Письмо подействовало, или подействовали хлопоты Маршака, сумевшего настроить в свою (и Чуковского) пользу влиятельную Людмилу Рудольфовну Менжинскую, начальницу Главсоцвоса (Управления по социальному воспитанию при Наркомпросе) и родную сестру председателя ОГПУ. “Крокодила” не запретили. Более того, Чуковский в этом же году выпустил книгу “Маленькие дети” (в последующих изданиях – “От двух до пяти”), где провозгласил и обосновал принципы, которым, с его точки зрения, должен следовать детский поэт. Точно так же он несколькими годами раньше (вместе с Гумилевым) написал “правила” для поэтов-переводчиков – правила, которым следовало большинство профессионалов до конца советской эпохи, а отчасти следует и до сих пор.
Основных заповедей для детских поэтов одиннадцать[232]. Во-первых, “детские стихотворения должны быть графичны”, в каждой их строфе “должен быть материал для художника”. Во-вторых, образы должны сменяться максимально быстро. В-третьих, кроме образов, в стихотворении обязательно должен присутствовать и лирический элемент: “ребенку мало видеть тот или иной эпизод, запечатленный в стихах: ему надо, чтобы в стихах были песня и пляска”. Четвертое правило – переменчивость ритма. Пятое – “повышенная музыкальность, текучесть звуков”. Шестое – простая система рифмовки (обычно – парные рифмы). Седьмое – слова, стоящие на рифме, “должны быть основными носителями смысла всей фразы”. Восьмое – совпадение синтаксического и ритмического членения, отсутствие анжамбеманов. Девятое – преобладание существительных и глаголов над прилагательными. Десятое – “преобладающим ритмом ребячьих стихов должен быть непременно хорей”. Одиннадцатое – преимущественно игровой характер стихов.
Книга вызвала новое обострение кампании против Чуковского.
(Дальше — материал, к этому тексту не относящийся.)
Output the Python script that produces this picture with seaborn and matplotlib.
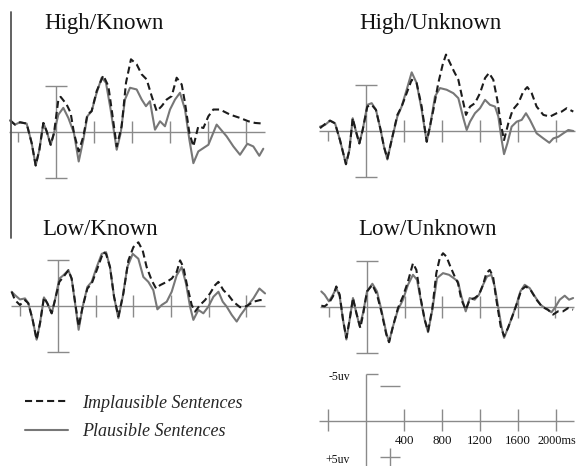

В 9/10 номере “Красной печати” появилась статья К. Свердловой (вдовы председателя ВЦИК) “О «чуковщине»”. Вот какие обвинения предъявлялись в этой статье автору “Маленьких детей” и его последователям:
…Культ личного детства, культ хилого рафинированного ребенка, мещански-интеллигентской детской, боязнь разорвать с “национально-народным” и желание какой угодно ценой во что бы то ни стало сохранить, удержать на поверхности жизни давно отмирающие и отживающие формы быта… Говоря о детских реакциях, детских переживаниях, детских страхах, писатели этой группы берут свои примеры из жизни детей, вырастающих в обстановке мещанской семьи, где детей “лелеют”, оберегают от всякого дуновения жизни… Чуковский ни словом не упоминает… о детстве, организованном через детский коллектив, где берется установка на умственную и физическую выдержку, на физическую смелость…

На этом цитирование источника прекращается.